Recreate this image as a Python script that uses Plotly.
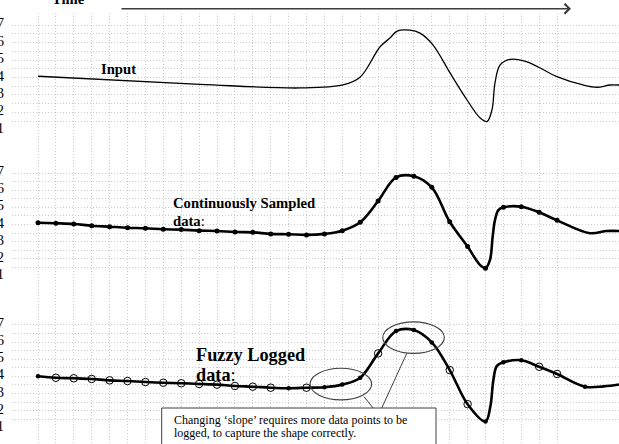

==

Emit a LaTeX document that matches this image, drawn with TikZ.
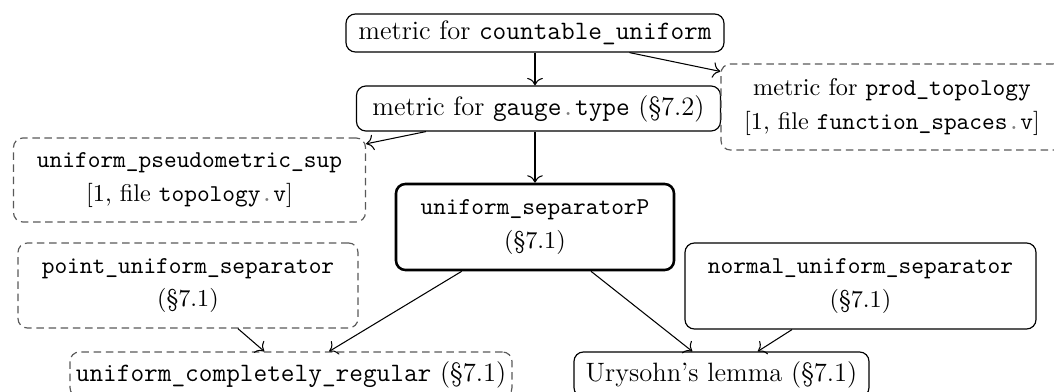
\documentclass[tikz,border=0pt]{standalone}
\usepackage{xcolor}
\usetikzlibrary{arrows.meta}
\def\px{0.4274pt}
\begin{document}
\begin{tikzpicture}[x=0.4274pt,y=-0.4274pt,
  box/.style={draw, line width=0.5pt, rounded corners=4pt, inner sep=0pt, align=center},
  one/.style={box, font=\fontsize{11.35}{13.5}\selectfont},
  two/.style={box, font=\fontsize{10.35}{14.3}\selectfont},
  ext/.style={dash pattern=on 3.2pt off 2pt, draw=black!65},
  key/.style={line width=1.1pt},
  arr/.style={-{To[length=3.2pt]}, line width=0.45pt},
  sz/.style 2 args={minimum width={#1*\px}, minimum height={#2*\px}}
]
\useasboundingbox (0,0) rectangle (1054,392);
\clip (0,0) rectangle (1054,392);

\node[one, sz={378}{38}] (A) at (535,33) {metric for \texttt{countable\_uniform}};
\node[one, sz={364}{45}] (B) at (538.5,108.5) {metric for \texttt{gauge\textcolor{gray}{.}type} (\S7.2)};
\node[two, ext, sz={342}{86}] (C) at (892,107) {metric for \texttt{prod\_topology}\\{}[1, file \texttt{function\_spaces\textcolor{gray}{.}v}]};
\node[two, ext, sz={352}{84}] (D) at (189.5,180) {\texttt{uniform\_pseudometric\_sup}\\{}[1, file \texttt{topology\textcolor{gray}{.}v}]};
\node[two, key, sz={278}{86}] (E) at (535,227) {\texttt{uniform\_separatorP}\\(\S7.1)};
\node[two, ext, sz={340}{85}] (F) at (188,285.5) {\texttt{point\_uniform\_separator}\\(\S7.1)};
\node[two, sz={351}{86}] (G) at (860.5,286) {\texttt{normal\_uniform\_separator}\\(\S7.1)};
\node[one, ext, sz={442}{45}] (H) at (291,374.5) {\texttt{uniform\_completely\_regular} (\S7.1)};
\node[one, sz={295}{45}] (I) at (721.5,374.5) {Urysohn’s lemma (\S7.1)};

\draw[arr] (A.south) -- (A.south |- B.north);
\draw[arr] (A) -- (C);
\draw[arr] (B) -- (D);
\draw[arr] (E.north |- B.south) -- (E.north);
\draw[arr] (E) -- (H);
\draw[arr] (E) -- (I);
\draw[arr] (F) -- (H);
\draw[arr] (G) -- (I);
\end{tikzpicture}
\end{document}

==

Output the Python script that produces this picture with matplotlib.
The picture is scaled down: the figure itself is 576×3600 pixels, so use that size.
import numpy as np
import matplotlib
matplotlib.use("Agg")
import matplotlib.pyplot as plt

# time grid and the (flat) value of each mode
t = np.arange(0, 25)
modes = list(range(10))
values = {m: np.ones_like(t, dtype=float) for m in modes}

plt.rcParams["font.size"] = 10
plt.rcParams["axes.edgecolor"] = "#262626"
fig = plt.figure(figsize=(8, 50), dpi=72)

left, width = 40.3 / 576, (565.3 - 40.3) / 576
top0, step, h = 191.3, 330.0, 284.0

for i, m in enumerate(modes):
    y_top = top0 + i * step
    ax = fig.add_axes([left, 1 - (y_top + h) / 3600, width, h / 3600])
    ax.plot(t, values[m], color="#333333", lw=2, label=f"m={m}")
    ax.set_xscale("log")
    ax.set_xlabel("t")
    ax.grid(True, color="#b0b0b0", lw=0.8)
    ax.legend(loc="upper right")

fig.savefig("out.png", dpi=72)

_WHAT YOU ARE ASKED TO DO_. Nothing but the lines from the line that contains "The picture is" through the line that contains "fig = plt.figure(figsize=(8, 50), dpi=72)" should be given again, each exactly as it stands, both ends included.

_SOLUTION_.
The picture is scaled down: the figure itself is 576×3600 pixels, so use that size.
import numpy as np
import matplotlib
matplotlib.use("Agg")
import matplotlib.pyplot as plt

# time grid and the (flat) value of each mode
t = np.arange(0, 25)
modes = list(range(10))
values = {m: np.ones_like(t, dtype=float) for m in modes}

plt.rcParams["font.size"] = 10
plt.rcParams["axes.edgecolor"] = "#262626"
fig = plt.figure(figsize=(8, 50), dpi=72)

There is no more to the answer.